▶ _REQUIRED TASK_
Strip the pictures and reproduce the rest of the listing exactly.

▶ _DATA EXTRACT_
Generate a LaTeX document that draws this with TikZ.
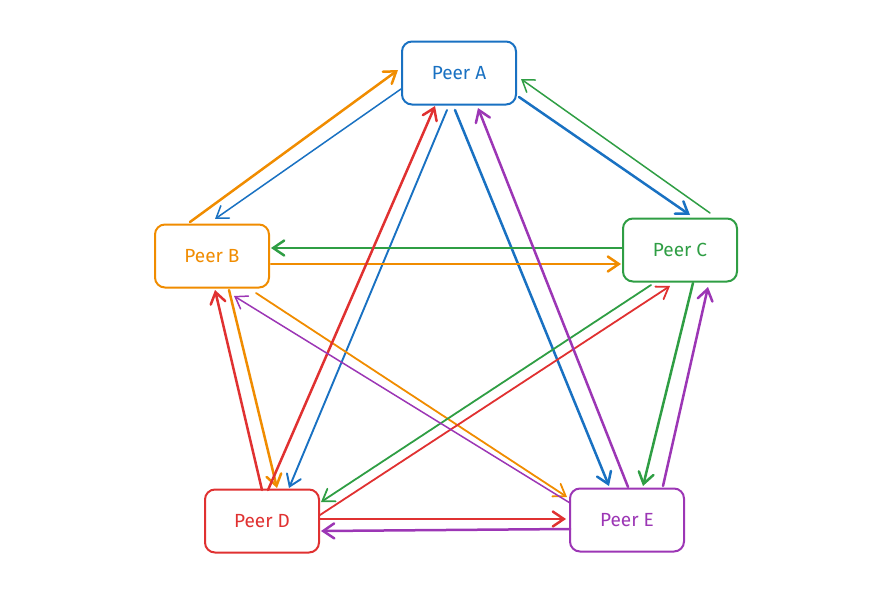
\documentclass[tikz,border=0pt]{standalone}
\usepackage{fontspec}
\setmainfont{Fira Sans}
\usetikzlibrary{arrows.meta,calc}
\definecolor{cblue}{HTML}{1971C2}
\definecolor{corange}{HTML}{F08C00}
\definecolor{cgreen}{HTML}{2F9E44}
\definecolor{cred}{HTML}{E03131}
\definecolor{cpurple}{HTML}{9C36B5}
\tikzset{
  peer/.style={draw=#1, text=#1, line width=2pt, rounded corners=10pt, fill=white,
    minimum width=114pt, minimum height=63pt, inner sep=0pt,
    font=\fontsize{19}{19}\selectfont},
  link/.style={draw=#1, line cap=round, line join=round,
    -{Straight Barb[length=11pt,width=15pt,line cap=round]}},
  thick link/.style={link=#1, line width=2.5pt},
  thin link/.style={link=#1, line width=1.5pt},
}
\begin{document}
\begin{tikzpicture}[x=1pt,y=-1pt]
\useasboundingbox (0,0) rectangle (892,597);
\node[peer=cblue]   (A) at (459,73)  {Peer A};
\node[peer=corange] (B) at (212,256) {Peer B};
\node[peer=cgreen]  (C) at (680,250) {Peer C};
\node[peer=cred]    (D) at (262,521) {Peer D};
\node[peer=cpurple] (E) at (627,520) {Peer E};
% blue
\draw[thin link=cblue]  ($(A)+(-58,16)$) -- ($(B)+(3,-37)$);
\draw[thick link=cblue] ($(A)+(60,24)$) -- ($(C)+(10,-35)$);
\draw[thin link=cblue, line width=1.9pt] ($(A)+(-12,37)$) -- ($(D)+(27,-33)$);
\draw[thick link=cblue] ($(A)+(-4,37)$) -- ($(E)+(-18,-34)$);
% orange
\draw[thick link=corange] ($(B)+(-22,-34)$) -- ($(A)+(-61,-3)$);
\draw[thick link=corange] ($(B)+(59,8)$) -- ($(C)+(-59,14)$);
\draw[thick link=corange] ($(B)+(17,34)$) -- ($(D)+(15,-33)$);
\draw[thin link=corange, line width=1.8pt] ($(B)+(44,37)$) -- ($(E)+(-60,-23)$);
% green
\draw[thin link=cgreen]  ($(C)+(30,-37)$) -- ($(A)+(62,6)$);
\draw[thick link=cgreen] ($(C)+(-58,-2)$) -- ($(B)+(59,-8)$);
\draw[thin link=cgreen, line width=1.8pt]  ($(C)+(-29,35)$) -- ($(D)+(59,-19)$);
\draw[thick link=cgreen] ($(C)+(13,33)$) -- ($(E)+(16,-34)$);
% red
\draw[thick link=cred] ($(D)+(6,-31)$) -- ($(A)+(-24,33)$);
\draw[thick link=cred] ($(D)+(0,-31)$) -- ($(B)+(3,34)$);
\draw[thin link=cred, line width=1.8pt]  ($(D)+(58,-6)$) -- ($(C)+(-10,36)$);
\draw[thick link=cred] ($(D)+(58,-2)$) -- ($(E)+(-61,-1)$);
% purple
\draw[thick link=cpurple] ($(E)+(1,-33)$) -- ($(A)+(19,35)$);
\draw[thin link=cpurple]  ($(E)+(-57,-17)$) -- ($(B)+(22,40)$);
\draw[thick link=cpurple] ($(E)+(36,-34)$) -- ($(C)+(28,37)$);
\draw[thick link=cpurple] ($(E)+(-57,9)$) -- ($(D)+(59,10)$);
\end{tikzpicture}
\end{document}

▶ _EXERCISE RESULT_
Generate a LaTeX document that draws this with TikZ.
\documentclass[tikz,border=0pt]{standalone}
\usepackage{fontspec}
\setmainfont{Fira Sans}
\usetikzlibrary{arrows.meta,calc}
\definecolor{cblue}{HTML}{1971C2}
\definecolor{corange}{HTML}{F08C00}
\definecolor{cgreen}{HTML}{2F9E44}
\definecolor{cred}{HTML}{E03131}
\definecolor{cpurple}{HTML}{9C36B5}
\tikzset{
  peer/.style={draw=#1, text=#1, line width=2pt, rounded corners=10pt, fill=white,
    minimum width=114pt, minimum height=63pt, inner sep=0pt,
    font=\fontsize{19}{19}\selectfont},
  link/.style={draw=#1, line cap=round, line join=round,
    -{Straight Barb[length=11pt,width=15pt,line cap=round]}},
  thick link/.style={link=#1, line width=2.5pt},
  thin link/.style={link=#1, line width=1.5pt},
}
\begin{document}
\begin{tikzpicture}[x=1pt,y=-1pt]
\useasboundingbox (0,0) rectangle (892,597);
\node[peer=cblue]   (A) at (459,73)  {Peer A};
\node[peer=corange] (B) at (212,256) {Peer B};
\node[peer=cgreen]  (C) at (680,250) {Peer C};
\node[peer=cred]    (D) at (262,521) {Peer D};
\node[peer=cpurple] (E) at (627,520) {Peer E};
% blue
\draw[thin link=cblue]  ($(A)+(-58,16)$) -- ($(B)+(3,-37)$);
\draw[thick link=cblue] ($(A)+(60,24)$) -- ($(C)+(10,-35)$);
\draw[thin link=cblue, line width=1.9pt] ($(A)+(-12,37)$) -- ($(D)+(27,-33)$);
\draw[thick link=cblue] ($(A)+(-4,37)$) -- ($(E)+(-18,-34)$);
% orange
\draw[thick link=corange] ($(B)+(-22,-34)$) -- ($(A)+(-61,-3)$);
\draw[thick link=corange] ($(B)+(59,8)$) -- ($(C)+(-59,14)$);
\draw[thick link=corange] ($(B)+(17,34)$) -- ($(D)+(15,-33)$);
\draw[thin link=corange, line width=1.8pt] ($(B)+(44,37)$) -- ($(E)+(-60,-23)$);
% green
\draw[thin link=cgreen]  ($(C)+(30,-37)$) -- ($(A)+(62,6)$);
\draw[thick link=cgreen] ($(C)+(-58,-2)$) -- ($(B)+(59,-8)$);
\draw[thin link=cgreen, line width=1.8pt]  ($(C)+(-29,35)$) -- ($(D)+(59,-19)$);
\draw[thick link=cgreen] ($(C)+(13,33)$) -- ($(E)+(16,-34)$);
% red
\draw[thick link=cred] ($(D)+(6,-31)$) -- ($(A)+(-24,33)$);
\draw[thick link=cred] ($(D)+(0,-31)$) -- ($(B)+(3,34)$);
\draw[thin link=cred, line width=1.8pt]  ($(D)+(58,-6)$) -- ($(C)+(-10,36)$);
\draw[thick link=cred] ($(D)+(58,-2)$) -- ($(E)+(-61,-1)$);
% purple
\draw[thick link=cpurple] ($(E)+(1,-33)$) -- ($(A)+(19,35)$);
\draw[thin link=cpurple]  ($(E)+(-57,-17)$) -- ($(B)+(22,40)$);
\draw[thick link=cpurple] ($(E)+(36,-34)$) -- ($(C)+(28,37)$);
\draw[thick link=cpurple] ($(E)+(-57,9)$) -- ($(D)+(59,10)$);
\end{tikzpicture}
\end{document}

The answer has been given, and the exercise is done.